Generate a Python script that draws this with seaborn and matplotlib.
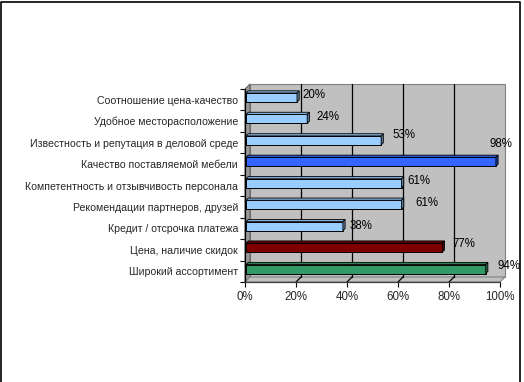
import numpy as np
import pandas as pd
import matplotlib
matplotlib.use('Agg')
import matplotlib.pyplot as plt
import matplotlib.ticker as mtick
from matplotlib.patches import Polygon, Rectangle
from matplotlib.lines import Line2D
import seaborn as sns

categories = ['Соотношение цена-качество',
              'Удобное месторасположение',
              'Известность и репутация в деловой среде',
              'Качество поставляемой мебели',
              'Компетентность и отзывчивость персонала',
              'Рекомендации партнеров, друзей',
              'Кредит / отсрочка платежа',
              'Цена, наличие скидок',
              'Широкий ассортимент']
values = [20, 24, 53, 98, 61, 61, 38, 77, 94]
bar_colors = ['#99CCFF', '#99CCFF', '#99CCFF', '#3366FF', '#99CCFF',
              '#99CCFF', '#99CCFF', '#800000', '#339966']
xticks = [0, 20, 40, 60, 80, 100]

# label nudges (pixels) to mimic the excel 3d label placement
lbl_dx = [6, 10, 12, -5, 7, 15, 8, 11, 13]
lbl_dy = [4.7, 4, 7.5, 20, 4.5, 4, 2.3, 6, 5]

df = pd.DataFrame({'cat': categories, 'val': values})

sns.set_style('white')
plt.rcParams['font.family'] = ['Liberation Sans', 'DejaVu Sans']

W, H = 524, 382
fig = plt.figure(figsize=(W / 100, H / 100), dpi=100)
# front plane of the 3d box: x 245..500 px, y 89..282 px (from top)
ax = fig.add_axes([245 / W, (H - 282) / H, 255 / W, 193 / H])

PX_X = 255 / 100.0
PX_Y = 193 / 9.0
dxw = 5 / PX_X   # wall depth in data units
dyw = 5 / PX_Y

sns.barplot(data=df, y='cat', x='val', hue='cat', palette=bar_colors,
            orient='h', width=0.42, legend=False, ax=ax,
            edgecolor='black', linewidth=0.7, saturation=1, zorder=5)

ax.set_xlim(0, 100)
ax.set_ylim(8.5, -0.5)
ax.patch.set_visible(False)
for s in ax.spines.values():
    s.set_visible(False)

# walls and floor
ax.add_patch(Rectangle((dxw, -0.5 - dyw), 100, 9, fc='#C0C0C0', ec='#808080',
                       lw=0.8, zorder=0, clip_on=False))
ax.add_patch(Polygon([(0, -0.5), (dxw, -0.5 - dyw), (dxw, 8.5 - dyw), (0, 8.5)],
                     closed=True, fc='#9A9A9A', ec='#606060', lw=0.8,
                     zorder=1, clip_on=False))
ax.add_patch(Polygon([(0, 8.5), (dxw, 8.5 - dyw), (100 + dxw, 8.5 - dyw), (100, 8.5)],
                     closed=True, fc='#C0C0C0', ec='#808080', lw=0.8,
                     zorder=1, clip_on=False))
for v in xticks[1:-1]:
    ax.plot([v + dxw, v + dxw], [-0.5 - dyw, 8.5 - dyw], color='black',
            lw=0.9, zorder=2, clip_on=False)
    ax.plot([v, v + dxw], [8.5, 8.5 - dyw], color='black', lw=0.9,
            zorder=2, clip_on=False)
ax.plot([0, 0], [-0.5, 8.5], color='black', lw=0.9, zorder=3, clip_on=False)
ax.plot([0, 100], [8.5, 8.5], color='#404040', lw=0.9, zorder=3, clip_on=False)

# 3d faces for the bars
dbx = 2.2 / PX_X
dby = 2.2 / PX_Y
for p, c in zip(ax.patches[:len(values)], bar_colors):
    p.set_x(1 / PX_X)
    p.set_y(p.get_y() - 2.2 / PX_Y)
    x0 = p.get_x()
    x1 = x0 + p.get_width()
    y0 = p.get_y()
    y1 = y0 + p.get_height()
    rgb = np.array(matplotlib.colors.to_rgb(c))
    ax.add_patch(Polygon([(x0, y0), (x0 + dbx, y0 - dby), (x1 + dbx, y0 - dby), (x1, y0)],
                         closed=True, fc=rgb * 0.85, ec='black', lw=0.6,
                         zorder=6, clip_on=False))
    ax.add_patch(Polygon([(x1, y0), (x1 + dbx, y0 - dby), (x1 + dbx, y1 - dby), (x1, y1)],
                         closed=True, fc=rgb * 0.6, ec='black', lw=0.6,
                         zorder=6, clip_on=False))

for i, v in enumerate(values):
    ax.annotate(f'{v}%', (v, i), xytext=(lbl_dx[i], lbl_dy[i]),
                textcoords='offset pixels', ha='left', va='center',
                fontsize=8.3, color='black', zorder=7)

ax.set_xticks(xticks)
ax.xaxis.set_major_formatter(mtick.StrMethodFormatter('{x:.0f}%'))
ax.set_yticks(range(len(categories)))
ax.set_yticklabels(categories)
ax.yaxis.set_minor_locator(mtick.FixedLocator(np.arange(-0.5, 9, 1)))
ax.tick_params(axis='y', which='major', length=0, pad=5, labelsize=7.6)
ax.tick_params(axis='y', which='minor', length=3.6, width=0.8, color='black', left=True)
ax.tick_params(axis='x', length=3.6, width=0.8, color='black', bottom=True,
               pad=3, labelsize=8.3)
ax.set_xlabel('')
ax.set_ylabel('')

# outer chart frame
fig.add_artist(Line2D([1 / W, 1 / W, 520 / W, 520 / W],
                      [-0.01, 1 - 2 / H, 1 - 2 / H, -0.01],
                      transform=fig.transFigure, color='black', lw=1.2))

fig.savefig('out.png', dpi=100)
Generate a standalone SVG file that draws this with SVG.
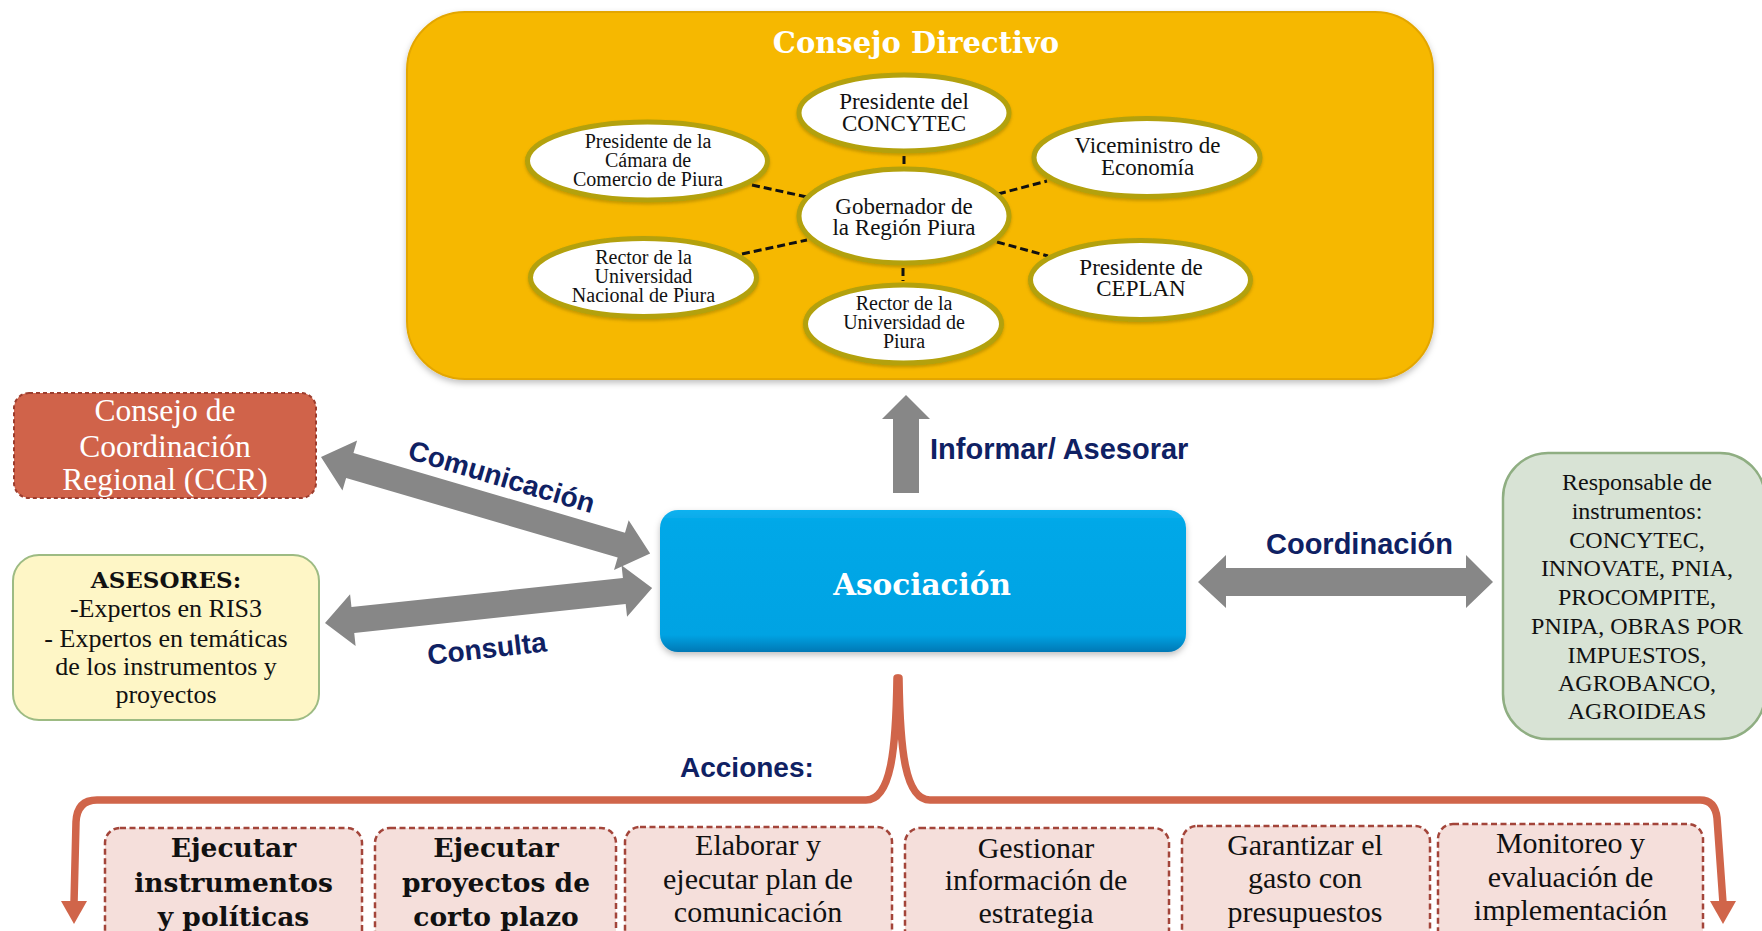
<svg xmlns="http://www.w3.org/2000/svg" width="1762" height="931" viewBox="0 0 1762 931">
<defs>
<style>
.ser{font-family:"Liberation Serif","Times New Roman",serif;fill:#111;text-anchor:middle}
.serb{font-family:"DejaVu Serif","Liberation Serif",serif;font-weight:bold;text-anchor:middle}
.lab{font-family:"Liberation Sans",Arial,sans-serif;font-weight:bold;fill:#0f2163}
.ell{fill:#fff;stroke:#b3a10a;stroke-width:5}
.dash{stroke:#111;stroke-width:3;stroke-dasharray:8 4;fill:none}
.garrow{fill:#878787}
.act{fill:#f5dfdb;stroke:#a3453a;stroke-width:2.5;stroke-dasharray:6 3.5}
.brk{fill:none;stroke:#d0654a;stroke-width:7.5;stroke-linecap:round;stroke-linejoin:round}
</style>
<linearGradient id="blue" x1="0" y1="0" x2="0" y2="1">
<stop offset="0" stop-color="#12b2f0"/>
<stop offset="0.08" stop-color="#02a8e8"/>
<stop offset="0.88" stop-color="#00a3e3"/>
<stop offset="1" stop-color="#0078b5"/>
</linearGradient>
<filter id="sh" x="-10%" y="-10%" width="120%" height="125%">
<feDropShadow dx="0" dy="3" stdDeviation="3" flood-color="#000" flood-opacity="0.25"/>
</filter>
<filter id="esh" x="-10%" y="-10%" width="120%" height="130%">
<feDropShadow dx="0" dy="2" stdDeviation="1.5" flood-color="#6b5a00" flood-opacity="0.35"/>
</filter>
</defs>
<rect width="1762" height="931" fill="#fff"/>

<g id="consejo-directivo">
<rect x="407" y="12" width="1026" height="367" rx="58" fill="#f6b800" stroke="#e3a600" stroke-width="2" filter="url(#sh)"/>
<text class="serb" x="916" y="53" font-size="29" fill="#fff">Consejo Directivo</text>
</g>

<g id="connectors">
<line class="dash" x1="904" y1="156" x2="904" y2="168"/>
<line class="dash" x1="752" y1="185" x2="807" y2="197"/>
<line class="dash" x1="998" y1="194" x2="1047" y2="181"/>
<line class="dash" x1="742" y1="254" x2="807" y2="240"/>
<line class="dash" x1="997" y1="242" x2="1048" y2="256" stroke-width="5"/>
<line class="dash" x1="903" y1="268" x2="903" y2="281"/>
<polygon class="garrow" points="0,0 30,-26 30,-13 313,-13 313,-26 343,0 313,26 313,13 30,13 30,26" transform="translate(321,457) rotate(16.35)"/>
<polygon class="garrow" points="0,0 28,-26 28,-13 301,-13 301,-26 329,0 301,26 301,13 28,13 28,26" transform="translate(325,623) rotate(-6.1)"/>
<polygon class="garrow" points="906,395 930,419 919,419 919,493 893,493 893,419 882,419"/>
<polygon class="garrow" points="1198,582 1226,555 1226,568 1466,568 1466,555 1493,582 1466,608 1466,596 1226,596 1226,608"/>
<text class="lab" font-size="28" text-anchor="middle" transform="translate(499,486) rotate(16.5)">Comunicación</text>
<text class="lab" font-size="28" text-anchor="middle" transform="translate(488,658) rotate(-6.5)">Consulta</text>
<text class="lab" font-size="29" x="930" y="459">Informar/ Asesorar</text>
<text class="lab" font-size="29" x="1266" y="554">Coordinación</text>
<text class="lab" font-size="28" x="680" y="777">Acciones:</text>
<path class="brk" d="M 897 678 C 896 750 891 800 866 800 L 97 800 Q 77 800 76 822 L 74 903"/>
<path class="brk" d="M 899 678 C 900 750 905 800 930 800 L 1700 800 Q 1715 800 1717 818 L 1723 903"/>
<polygon points="61,901 87,901 74,924" fill="#d0654a"/>
<polygon points="1710,901 1736,901 1723,924" fill="#d0654a"/>
</g>

<g id="presidente-concytec">
<ellipse class="ell" cx="904" cy="113" rx="105" ry="38" filter="url(#esh)"/>
<text class="ser" font-size="23" x="904" y="109">Presidente del</text>
<text class="ser" font-size="23" x="904" y="130.7">CONCYTEC</text>
</g>
<g id="presidente-camara">
<ellipse class="ell" cx="647.5" cy="161" rx="120" ry="39" filter="url(#esh)"/>
<text class="ser" font-size="20" x="648" y="147.5">Presidente de la</text>
<text class="ser" font-size="20" x="648" y="166.5">Cámara de</text>
<text class="ser" font-size="20" x="648" y="186">Comercio de Piura</text>
</g>
<g id="viceministro">
<ellipse class="ell" cx="1147" cy="157.5" rx="113" ry="39" filter="url(#esh)"/>
<text class="ser" font-size="23" x="1147.5" y="153">Viceministro de</text>
<text class="ser" font-size="23" x="1147.5" y="174.7">Economía</text>
</g>
<g id="gobernador">
<ellipse class="ell" cx="904" cy="216" rx="105" ry="47" filter="url(#esh)"/>
<text class="ser" font-size="23" x="904" y="213.5">Gobernador de</text>
<text class="ser" font-size="23" x="904" y="235.2">la Región Piura</text>
</g>
<g id="rector-unp">
<ellipse class="ell" cx="643.5" cy="277.5" rx="113" ry="39" filter="url(#esh)"/>
<text class="ser" font-size="20" x="643.5" y="263.5">Rector de la</text>
<text class="ser" font-size="20" x="643.5" y="282.5">Universidad</text>
<text class="ser" font-size="20" x="643.5" y="302">Nacional de Piura</text>
</g>
<g id="presidente-ceplan">
<ellipse class="ell" cx="1140.5" cy="280" rx="110" ry="39.5" filter="url(#esh)"/>
<text class="ser" font-size="23" x="1141" y="274.5">Presidente de</text>
<text class="ser" font-size="23" x="1141" y="296.2">CEPLAN</text>
</g>
<g id="rector-udep">
<ellipse class="ell" cx="903.5" cy="324" rx="98" ry="39" filter="url(#esh)"/>
<text class="ser" font-size="20" x="904" y="310">Rector de la</text>
<text class="ser" font-size="20" x="904" y="329">Universidad de</text>
<text class="ser" font-size="20" x="904" y="348">Piura</text>
</g>

<g id="ccr">
<rect x="14" y="393" width="302" height="105" rx="15" fill="#d0634a" stroke="#9c3d2e" stroke-width="2" stroke-dasharray="4 3"/>
<text class="ser" font-size="31.5" x="165" y="421" style="fill:#fff">Consejo de</text>
<text class="ser" font-size="31.5" x="165" y="456.5" style="fill:#fff">Coordinación</text>
<text class="ser" font-size="31.5" x="165" y="490" style="fill:#fff">Regional (CCR)</text>
</g>

<g id="asesores">
<rect x="13" y="555" width="306" height="165" rx="26" fill="#fef6c6" stroke="#9dbb83" stroke-width="2"/>
<text class="serb" font-size="23" x="166" y="588" fill="#111">ASESORES:</text>
<text class="ser" font-size="26" x="166" y="617">-Expertos en RIS3</text>
<text class="ser" font-size="26" x="166" y="646.5">- Expertos en temáticas</text>
<text class="ser" font-size="26" x="166" y="675">de los instrumentos y</text>
<text class="ser" font-size="26" x="166" y="703">proyectos</text>
</g>

<g id="asociacion">
<rect x="660" y="510" width="526" height="142" rx="18" fill="url(#blue)" filter="url(#sh)"/>
<text class="serb" font-size="29.5" x="922" y="595" fill="#fff">Asociación</text>
</g>

<g id="responsable">
<rect x="1503" y="453" width="262" height="286" rx="45" fill="#d8e3d5" stroke="#8fae82" stroke-width="2.5"/>
<text class="ser" font-size="24" x="1637" y="490">Responsable de</text>
<text class="ser" font-size="24" x="1637" y="519">instrumentos:</text>
<text class="ser" font-size="24" x="1637" y="547.5">CONCYTEC,</text>
<text class="ser" font-size="24" x="1637" y="576">INNOVATE, PNIA,</text>
<text class="ser" font-size="24" x="1637" y="605">PROCOMPITE,</text>
<text class="ser" font-size="24" x="1637" y="634">PNIPA, OBRAS POR</text>
<text class="ser" font-size="24" x="1637" y="662.5">IMPUESTOS,</text>
<text class="ser" font-size="24" x="1637" y="691">AGROBANCO,</text>
<text class="ser" font-size="24" x="1637" y="719">AGROIDEAS</text>
</g>

<g id="accion-1">
<rect class="act" x="105" y="828" width="257" height="130" rx="15"/>
<text class="serb" font-size="26.5" x="233.5" y="857" fill="#111">Ejecutar</text>
<text class="serb" font-size="26.5" x="233.5" y="892" fill="#111">instrumentos</text>
<text class="serb" font-size="26.5" x="233.5" y="926" fill="#111">y políticas</text>
</g>
<g id="accion-2">
<rect class="act" x="375" y="828" width="241" height="130" rx="15"/>
<text class="serb" font-size="26.5" x="496" y="857" fill="#111">Ejecutar</text>
<text class="serb" font-size="26.5" x="496" y="892" fill="#111">proyectos de</text>
<text class="serb" font-size="26.5" x="496" y="926" fill="#111">corto plazo</text>
</g>
<g id="accion-3">
<rect class="act" x="625" y="827" width="267" height="130" rx="15"/>
<text class="ser" font-size="30" x="758" y="855">Elaborar y</text>
<text class="ser" font-size="30" x="758" y="888.5">ejecutar plan de</text>
<text class="ser" font-size="30" x="758" y="922">comunicación</text>
</g>
<g id="accion-4">
<rect class="act" x="905" y="828" width="264" height="130" rx="15"/>
<text class="ser" font-size="30" x="1036" y="858">Gestionar</text>
<text class="ser" font-size="30" x="1036" y="890">información de</text>
<text class="ser" font-size="30" x="1036" y="922.5">estrategia</text>
</g>
<g id="accion-5">
<rect class="act" x="1182" y="826" width="248" height="130" rx="15"/>
<text class="ser" font-size="30" x="1305" y="855">Garantizar el</text>
<text class="ser" font-size="30" x="1305" y="888">gasto con</text>
<text class="ser" font-size="30" x="1305" y="921.5">presupuestos</text>
</g>
<g id="accion-6">
<rect class="act" x="1438" y="824" width="265" height="130" rx="15"/>
<text class="ser" font-size="30" x="1570.5" y="853">Monitoreo y</text>
<text class="ser" font-size="30" x="1570.5" y="886.5">evaluación de</text>
<text class="ser" font-size="30" x="1570.5" y="920">implementación</text>
</g>
</svg>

• The task:
Write down every line from the opening of the listing to the line with "edgecolor='black', linewidth=0.7, saturation=1, zorder=5)", both included, and nothing else; the pictures are omitted.

• Task result:
Generate a Python script that draws this with seaborn and matplotlib.
import numpy as np
import pandas as pd
import matplotlib
matplotlib.use('Agg')
import matplotlib.pyplot as plt
import matplotlib.ticker as mtick
from matplotlib.patches import Polygon, Rectangle
from matplotlib.lines import Line2D
import seaborn as sns

categories = ['Соотношение цена-качество',
              'Удобное месторасположение',
              'Известность и репутация в деловой среде',
              'Качество поставляемой мебели',
              'Компетентность и отзывчивость персонала',
              'Рекомендации партнеров, друзей',
              'Кредит / отсрочка платежа',
              'Цена, наличие скидок',
              'Широкий ассортимент']
values = [20, 24, 53, 98, 61, 61, 38, 77, 94]
bar_colors = ['#99CCFF', '#99CCFF', '#99CCFF', '#3366FF', '#99CCFF',
              '#99CCFF', '#99CCFF', '#800000', '#339966']
xticks = [0, 20, 40, 60, 80, 100]

# label nudges (pixels) to mimic the excel 3d label placement
lbl_dx = [6, 10, 12, -5, 7, 15, 8, 11, 13]
lbl_dy = [4.7, 4, 7.5, 20, 4.5, 4, 2.3, 6, 5]

df = pd.DataFrame({'cat': categories, 'val': values})

sns.set_style('white')
plt.rcParams['font.family'] = ['Liberation Sans', 'DejaVu Sans']

W, H = 524, 382
fig = plt.figure(figsize=(W / 100, H / 100), dpi=100)
# front plane of the 3d box: x 245..500 px, y 89..282 px (from top)
ax = fig.add_axes([245 / W, (H - 282) / H, 255 / W, 193 / H])

PX_X = 255 / 100.0
PX_Y = 193 / 9.0
dxw = 5 / PX_X   # wall depth in data units
dyw = 5 / PX_Y

sns.barplot(data=df, y='cat', x='val', hue='cat', palette=bar_colors,
            orient='h', width=0.42, legend=False, ax=ax,
            edgecolor='black', linewidth=0.7, saturation=1, zorder=5)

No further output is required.